La maladie mentale, impossible à prédire
À ce jour, l’étude de Patel et Yash ne permet pas de prédire l’apparition d’une maladie mentale avec certitude, et encore moins d’identifier quel trouble psychiatrique pourrait se manifester. En revanche, on sait désormais que le passage dans l’utérus est une période charnière qui façonne le cortex cérébral, et qu’un développement inhabituel du cerveau pourrait mener à des problèmes de santé mentale.
Pour aller plus loin
Lire les conclusions de l’étude Virtual Ontogeny of Cortical Growth Preceding Mental Illness dans Biological Psychiatry (en anglais)
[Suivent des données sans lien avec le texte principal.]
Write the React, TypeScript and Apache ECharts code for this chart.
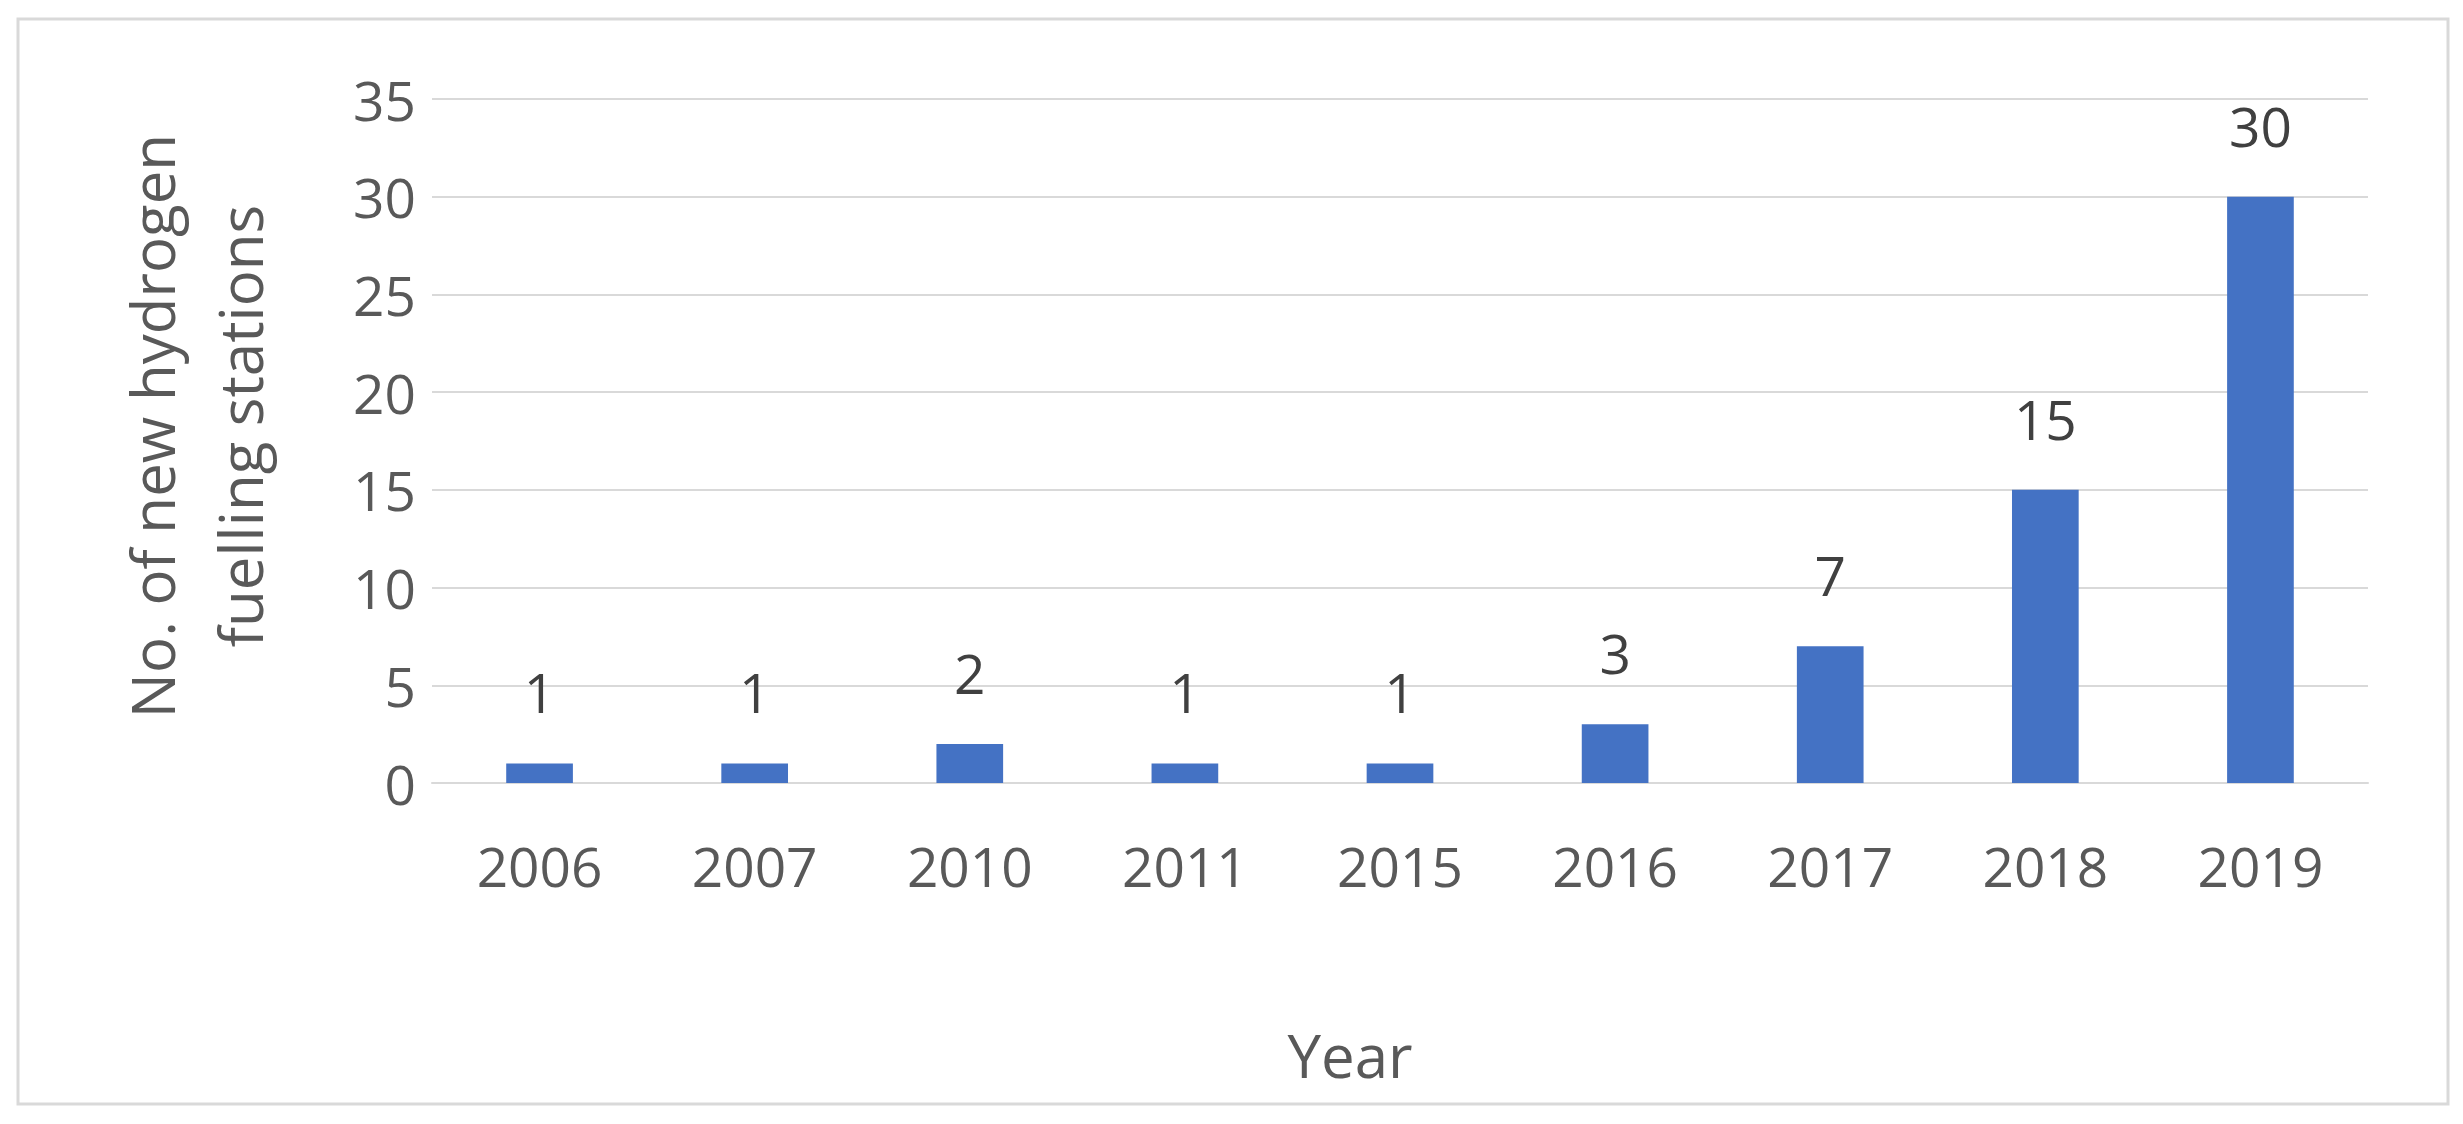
import React, { useEffect, useRef } from "react";
import * as echarts from "echarts";

const years = ["2006", "2007", "2010", "2011", "2015", "2016", "2017", "2018", "2019"];
const stations = [1, 1, 2, 1, 1, 3, 7, 15, 30];
const yTicks = { min: 0, max: 35, interval: 5 };
const xTitle = "Year";
const yTitle = "No. of new hydrogen\nfuelling stations";

const FONT = "'Open Sans', 'Noto Sans', sans-serif";

export default function App() {
  const ref = useRef<HTMLDivElement>(null);
  useEffect(() => {
    document.body.style.margin = "0";
    const chart = echarts.init(ref.current!, null, { renderer: "svg" });
    chart.setOption({
      animation: false,
      backgroundColor: "#ffffff",
      textStyle: { fontFamily: FONT },
      grid: { left: 432, right: 95, top: 99, bottom: 341, containLabel: false },
      graphic: [
        {
          type: "rect",
          shape: { x: 18, y: 19, width: 2430, height: 1085 },
          style: { fill: "none", stroke: "#d9d9d9", lineWidth: 3 },
          silent: true,
        },
      ],
      xAxis: {
        type: "category",
        data: years,
        name: xTitle,
        nameLocation: "middle",
        nameGap: 242,
        nameTextStyle: { fontSize: 60, color: "#595959", fontFamily: FONT, padding: [0, 100, 0, 0] },
        axisLine: { show: true, lineStyle: { color: "#d9d9d9", width: 2 } },
        axisTick: { show: false },
        axisLabel: { fontSize: 55, color: "#595959", margin: 55, lineHeight: 55, fontFamily: FONT },
      },
      yAxis: {
        type: "value",
        min: yTicks.min,
        max: yTicks.max,
        interval: yTicks.interval,
        name: yTitle,
        nameLocation: "middle",
        nameRotate: 90,
        nameGap: 148,
        nameTextStyle: { fontSize: 60, color: "#595959", lineHeight: 88, fontFamily: FONT, padding: [0, 0, 0, 30] },
        axisLine: { show: false },
        axisTick: { show: false },
        axisLabel: { fontSize: 55, color: "#595959", margin: 16, fontFamily: FONT },
        splitLine: { lineStyle: { color: "#d9d9d9", width: 2 } },
      },
      series: [
        {
          type: "bar",
          data: stations,
          barWidth: "31%",
          itemStyle: { color: "#4472C4" },
          label: {
            show: true,
            position: "top",
            distance: 44,
            fontSize: 55,
            lineHeight: 55,
            color: "#404040",
            fontFamily: FONT,
          },
        },
      ],
    });
    return () => chart.dispose();
  }, []);
  return <div ref={ref} style={{ width: 2463, height: 1124 }} />;
}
Consulter les articles parus au sujet de l'étude dans La Presse et sur le site de l'Université de Montréal
Parcourir notre Portrait 2021 - Comment se portent les tout-petits au Québec ?
Par Geneviève Gignac
[1] Portrait 2021, Observatoire des tout-petits, page 28.
[2] En 2018, 10,9% des mères biologiques d’enfants de 6 mois à 5 ans auraient été victimes de violence conjugale entre la grossesse et la première année de vie de leur bébé (Portrait 2021, Observatoire des tout-petits, page 24).